On the way to the patch, I noticed all the leaves skittering and crackling at my feet and an enormous mound of leaves in assorted shapes and sizes that someone had raked nearby.
Never jump into a pile of leaves holding a wet sucker.
—Linus
Again the wisdom of Linus shining on the path to the pumpkins with my sucker safely cellophaned in my pocket!
Ahh, the air wafted scents of dewed hay and a ripened harvest. A squirrel scampered across the log of a pasture fence. Two crows descended diagonally in cloudless blue. A squinting bovine tilted its complacent horns in the sun and a wrinkly-nose ram stood gazing with melancholy eyes.
I walked forward taking in all the sights, sounds, and smells of fall on the farm.
Finally, there in the distance glistened the patch I had been pursuing. Wow! A vast field of bright orange globes set aglow in morning dew and autumn light. Large, small, round, oval, bumpy, smooth . . . what a patch of pumpkins!
I discerned the patch up and down, side to side and suddenly a bright burning notion entered my mind. Just one pumpkin would not do it! I mean to truly be a patch of pumpkins there needs to be a multitude, not just one. In fact, I was looking at a sea of pumpkins and that got me wondering.

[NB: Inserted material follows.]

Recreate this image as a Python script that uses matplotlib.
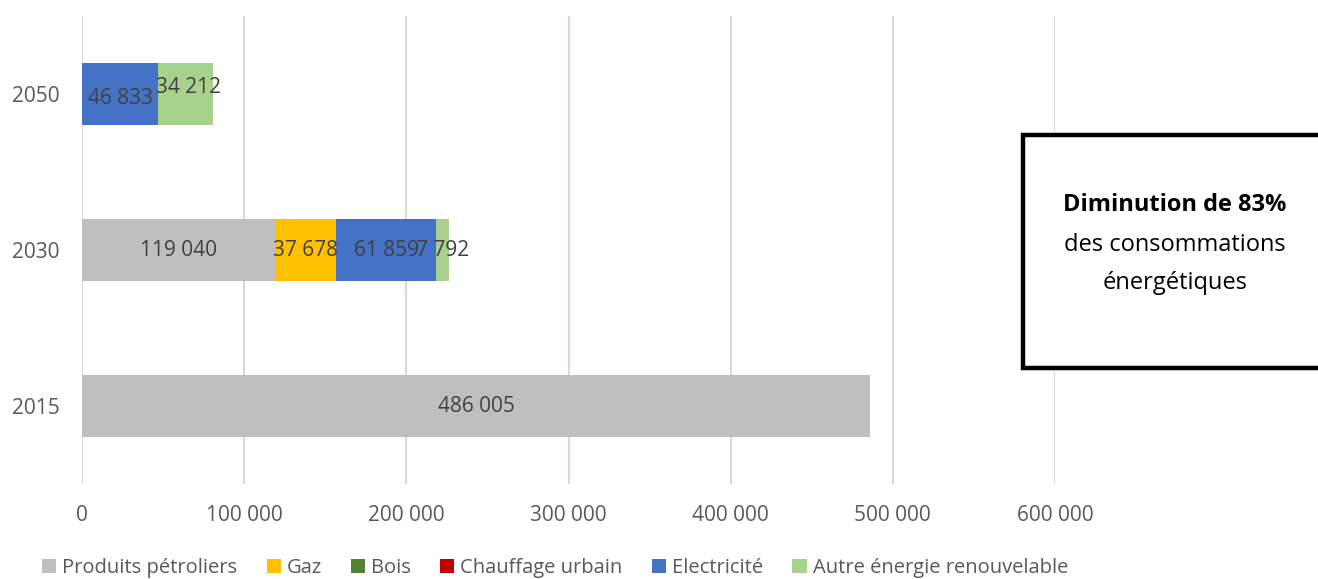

I recalled a stone pathway from a recent outing. The smooth stones were placed on edge in a design that took on the appearance of water. Indeed, they looked like swimming stones. And not just one stone, but many stones in congruence toward a given goal. To my eye, a path of currents swirling in and out. Hmmm, I wondered.
It’s the same with a tree. It’s not one leaf that makes the tree, but many. Just imagine a tree with only one leaf. Okay, I heard that snicker about the image of a Charlie Brown tree, but honestly, the branches need more than a single leaf to truly leaf out a destiny.
That’s when it all came to me.
I took a deep breath. I exhaled. All this discontent across the airwaves of late . . . insult, derision, division. It extends from the highest positions to the most humble outposts. Reticence to read the headlines. And then I remembered:
Alone we can do so little. Together we can do so much.
—Helen KellerNo one can whistle a symphony. It takes a whole orchestra to play it.
—H.E. Luccock
Does anyone remember the concept of goodwill and cooperation while acknowledging the freedom of differing opinions?
Isn’t it the full collection of leaves in the seasonal journey that rounds out the contours of any given tree, the combined leaf population on the branches that shape its totality?
Isn’t it the alignment of multiple stones or brick or mortar that configures the walkway?
And isn’t it the plenitude of many pumpkins in a field? Vined, intertwined, or separate? Each one contributing to the mood and ambiance of Linus’ beloved pumpkin patch?